After being demobbed in January 1946, Lewis worked at Decca Records. His major work was connected to three late 1950s and early 1960s productions; Expresso Bongo (1959), The Frightened City (1961), and also It's Trad, Dad! (1961), which co-starred Douglas.

===Film credits===
Other film credits included work on A Change of Heart (1962), The Painted Smile (1962) and One Too Many (1950).

===Management===
Lewis managed Doug Sheldon, Tony King, Bourbon Street, Christine Quaite and Douglas, giving the singer previously known as Terry Perkins, the name under which he would become famous. Sheldon was discovered by Lewis while acting on stage, and was offered a recording contract with Decca.
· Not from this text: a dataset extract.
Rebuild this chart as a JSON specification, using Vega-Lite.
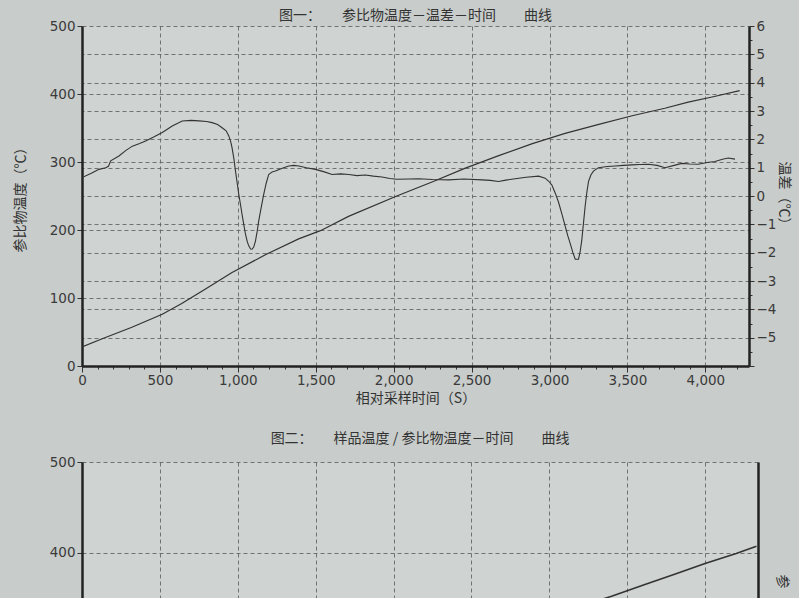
{
  "$schema": "https://vega.github.io/schema/vega-lite/v6.json",
  "background": "#c8ccca",
  "padding": {"left": 13, "top": 9, "right": 8, "bottom": 0},
  "config": {
    "view": {"stroke": null, "fill": "#cfd3d1"},
    "font": "Noto Sans CJK SC",
    "concat": {"spacing": 26},
    "title": {"font": "Noto Sans CJK SC", "fontSize": 14, "fontWeight": "normal", "color": "#333333", "anchor": "middle"},
    "axis": {
      "domainColor": "#222222",
      "domainWidth": 2.5,
      "tickColor": "#333333",
      "gridColor": "#666666",
      "gridDash": [4, 3],
      "gridWidth": 0.9,
      "labelFont": "DejaVu Sans",
      "labelFontSize": 13.5,
      "labelColor": "#3a3a3a",
      "labelOverlap": false,
      "labelFlush": false,
      "titleFont": "Noto Sans CJK SC",
      "titleFontSize": 14,
      "titleFontWeight": "normal",
      "titleColor": "#333333"
    }
  },
  "datasets": {
    "ref": [
      {"t": 0, "v": 28}, {"t": 130, "v": 40}, {"t": 320, "v": 57}, {"t": 515, "v": 76},
      {"t": 640, "v": 92}, {"t": 790, "v": 113}, {"t": 960, "v": 137}, {"t": 1180, "v": 164},
      {"t": 1390, "v": 187}, {"t": 1530, "v": 199}, {"t": 1710, "v": 220}, {"t": 2020, "v": 250},
      {"t": 2250, "v": 271}, {"t": 2460, "v": 291}, {"t": 2670, "v": 309}, {"t": 2890, "v": 327},
      {"t": 3100, "v": 342}, {"t": 3310, "v": 355}, {"t": 3530, "v": 368}, {"t": 3740, "v": 379},
      {"t": 3890, "v": 388}, {"t": 4050, "v": 396}, {"t": 4220, "v": 405}
    ],
    "diff": [
      {"t": 0, "d": 0.65}, {"t": 60, "d": 0.8}, {"t": 109, "d": 0.94}, {"t": 152, "d": 1.0},
      {"t": 170, "d": 1.05}, {"t": 184, "d": 1.24}, {"t": 237, "d": 1.41}, {"t": 280, "d": 1.6},
      {"t": 323, "d": 1.76}, {"t": 370, "d": 1.85}, {"t": 408, "d": 1.94}, {"t": 460, "d": 2.08},
      {"t": 515, "d": 2.24}, {"t": 579, "d": 2.47}, {"t": 643, "d": 2.65}, {"t": 700, "d": 2.67},
      {"t": 750, "d": 2.65}, {"t": 800, "d": 2.63}, {"t": 835, "d": 2.59}, {"t": 870, "d": 2.52},
      {"t": 899, "d": 2.41}, {"t": 925, "d": 2.3}, {"t": 942, "d": 2.12}, {"t": 955, "d": 1.9},
      {"t": 963, "d": 1.7}, {"t": 975, "d": 1.3}, {"t": 985, "d": 0.88}, {"t": 996, "d": 0.45},
      {"t": 1006, "d": 0.06}, {"t": 1017, "d": -0.3}, {"t": 1027, "d": -0.65}, {"t": 1038, "d": -1.0},
      {"t": 1049, "d": -1.35}, {"t": 1060, "d": -1.6}, {"t": 1070, "d": -1.76}, {"t": 1082, "d": -1.87},
      {"t": 1091, "d": -1.88}, {"t": 1102, "d": -1.8}, {"t": 1113, "d": -1.59}, {"t": 1124, "d": -1.25},
      {"t": 1134, "d": -0.88}, {"t": 1150, "d": -0.4}, {"t": 1166, "d": 0.06}, {"t": 1182, "d": 0.45},
      {"t": 1198, "d": 0.76}, {"t": 1220, "d": 0.85}, {"t": 1241, "d": 0.88}, {"t": 1285, "d": 0.98},
      {"t": 1327, "d": 1.06}, {"t": 1360, "d": 1.08}, {"t": 1391, "d": 1.06}, {"t": 1440, "d": 1.0},
      {"t": 1498, "d": 0.94}, {"t": 1550, "d": 0.86}, {"t": 1605, "d": 0.76}, {"t": 1660, "d": 0.78},
      {"t": 1712, "d": 0.76}, {"t": 1765, "d": 0.72}, {"t": 1818, "d": 0.74}, {"t": 1870, "d": 0.7},
      {"t": 1925, "d": 0.67}, {"t": 1975, "d": 0.62}, {"t": 2021, "d": 0.59}, {"t": 2100, "d": 0.6},
      {"t": 2160, "d": 0.61}, {"t": 2250, "d": 0.58}, {"t": 2353, "d": 0.57}, {"t": 2450, "d": 0.6},
      {"t": 2567, "d": 0.57}, {"t": 2620, "d": 0.55}, {"t": 2673, "d": 0.51}, {"t": 2720, "d": 0.56},
      {"t": 2780, "d": 0.61}, {"t": 2850, "d": 0.66}, {"t": 2930, "d": 0.7}, {"t": 2972, "d": 0.63},
      {"t": 2995, "d": 0.52}, {"t": 3015, "d": 0.39}, {"t": 3037, "d": 0.1}, {"t": 3058, "d": -0.22},
      {"t": 3080, "d": -0.65}, {"t": 3101, "d": -1.07}, {"t": 3117, "d": -1.4}, {"t": 3133, "d": -1.68},
      {"t": 3150, "d": -2.0}, {"t": 3165, "d": -2.23}, {"t": 3186, "d": -2.23}, {"t": 3197, "d": -1.95},
      {"t": 3207, "d": -1.56}, {"t": 3218, "d": -0.95}, {"t": 3229, "d": -0.34}, {"t": 3240, "d": 0.15},
      {"t": 3250, "d": 0.51}, {"t": 3266, "d": 0.75}, {"t": 3282, "d": 0.88}, {"t": 3314, "d": 1.0},
      {"t": 3370, "d": 1.04}, {"t": 3421, "d": 1.06}, {"t": 3475, "d": 1.08}, {"t": 3528, "d": 1.1},
      {"t": 3580, "d": 1.11}, {"t": 3635, "d": 1.12}, {"t": 3690, "d": 1.08}, {"t": 3741, "d": 1.0},
      {"t": 3800, "d": 1.08}, {"t": 3848, "d": 1.15}, {"t": 3900, "d": 1.13}, {"t": 3955, "d": 1.12},
      {"t": 4010, "d": 1.18}, {"t": 4062, "d": 1.22}, {"t": 4110, "d": 1.3}, {"t": 4147, "d": 1.34},
      {"t": 4190, "d": 1.3}
    ],
    "sample": [
      {"t": 2800, "s": 317}, {"t": 3000, "s": 329}, {"t": 3200, "s": 341}, {"t": 3400, "s": 352},
      {"t": 3600, "s": 364}, {"t": 3800, "s": 376}, {"t": 4000, "s": 388}, {"t": 4200, "s": 399},
      {"t": 4330, "s": 407}
    ]
  },
  "vconcat": [
    {
      "title": {"text": "图一：　　参比物温度－温差－时间　　曲线", "offset": -4},
      "width": 667,
      "height": 340,
      "encoding": {
        "x": {
          "field": "t", "type": "quantitative",
          "scale": {"domain": [0, 4280], "nice": false, "zero": false},
          "axis": {
            "title": "相对采样时间（S）",
            "titlePadding": 5,
            "labelOverlap": false,
            "labelPadding": 1,
            "values": [0,100,200,300,400,500,600,700,800,900,1000,1100,1200,1300,1400,1500,1600,1700,1800,1900,2000,2100,2200,2300,2400,2500,2600,2700,2800,2900,3000,3100,3200,3300,3400,3500,3600,3700,3800,3900,4000,4100,4200],
            "labelExpr": "datum.value % 500 === 0 ? format(datum.value, ',d') : ''",
            "tickSize": {"condition": {"test": "datum.value % 500 === 0", "value": 6}, "value": 3},
            "gridOpacity": {"condition": {"test": "datum.value % 500 === 0 && datum.value > 0", "value": 1}, "value": 0},
            "grid": true
          }
        }
      },
      "layer": [
        {
          "data": {"name": "ref"},
          "mark": {"type": "line", "stroke": "#333333", "strokeWidth": 1.2, "clip": true},
          "encoding": {
            "y": {
              "field": "v", "type": "quantitative",
              "scale": {"domain": [0, 500], "nice": false},
              "axis": {"title": "参比物温度（℃）", "titlePadding": 22, "values": [0, 100, 200, 300, 400, 500], "grid": true, "tickSize": 5}
            }
          }
        },
        {
          "data": {"name": "diff"},
          "mark": {"type": "line", "stroke": "#333333", "strokeWidth": 1.1, "clip": true},
          "encoding": {
            "y": {
              "field": "d", "type": "quantitative",
              "scale": {"domain": [-6, 6], "nice": false},
              "axis": {
                "orient": "right",
                "title": "温差（℃）",
                "titlePadding": 1,
                "labelOverlap": false,
                "values": [-6,-5.5,-5,-4.5,-4,-3.5,-3,-2.5,-2,-1.5,-1,-0.5,0,0.5,1,1.5,2,2.5,3,3.5,4,4.5,5,5.5,6],
                "labelExpr": "(datum.value % 1 === 0 && datum.value > -6) ? format(datum.value, 'd') : ''",
                "tickSize": {"condition": {"test": "datum.value % 1 === 0", "value": 5}, "value": 3},
                "gridOpacity": {"condition": {"test": "datum.value % 1 === 0 && datum.value > -6 && datum.value < 6", "value": 1}, "value": 0},
                "grid": true
              }
            }
          }
        }
      ],
      "resolve": {"scale": {"y": "independent"}}
    },
    {
      "title": {"text": "图二：　　样品温度 / 参比物温度－时间　　曲线", "offset": 9},
      "width": 676,
      "height": 136,
      "data": {"name": "sample"},
      "layer": [
        {
          "mark": {"type": "line", "stroke": "#333333", "strokeWidth": 1.6, "clip": true},
          "encoding": {
            "x": {
              "field": "t", "type": "quantitative",
              "scale": {"domain": [0, 4340], "nice": false, "zero": false},
              "axis": {"title": null, "labels": false, "ticks": false, "domain": false, "grid": true, "values": [500, 1000, 1500, 2000, 2500, 3000, 3500, 4000]}
            },
            "y": {
              "field": "s", "type": "quantitative",
              "scale": {"domain": [350, 500], "nice": false, "zero": false},
              "axis": {"title": null, "values": [400, 500], "grid": true, "tickSize": 5}
            }
          }
        },
        {
          "mark": {"type": "line", "opacity": 0, "clip": true},
          "encoding": {
            "x": {"field": "t", "type": "quantitative"},
            "y": {
              "field": "s", "type": "quantitative",
              "axis": {"orient": "right", "title": "参", "labels": false, "ticks": false, "grid": false, "titlePadding": 16, "titleY": 112, "titleAlign": "left"}
            }
          }
        }
      ],
      "resolve": {"axis": {"y": "independent"}}
    }
  ]
}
As a composer, Lewis contributed the song "A Voice in the Wilderness", to the Cliff Richard film, Expresso Bongo. Lewis also wrote a handful of songs that figured in the repertoire of early 1960s UK pop star Helen Shapiro; specifically "Kiss 'n' Run", "Let's Talk About Love", "Little Miss Lonely", and "Marvellous Lie". Craig Douglas' cover version of "Oh Lonesome Me" (1962) was produced by Lewis. As well as Lee Lange, Bridges also wrote and produced his songs under the pseudonyms of Johnny May and Emile Reisdorff.

===Composer===
Lewis' record production tally extended to David Whitfield's "Cara Mia" and "Answer Me"; Eden Kane's "Well I Ask You"; plus Craig Douglas' version of "Only Sixteen". All of these songs were number one hits in the UK Singles Chart. Lewis' UK chart-topping effort of four production credits exceeds notables such as Phil Spector, Mickie Most, Denny Cordell, Phil Coulter and Albhy Galuten, all of whom managed only three such achievements.

===Awards===
In 1999, Lewis was presented with a Gold Badge award by the British Academy of Songwriters, Composers and Authors (BASCA).

==Death==
Lewis died in Westminster, London, in September 2001, at the age of 82.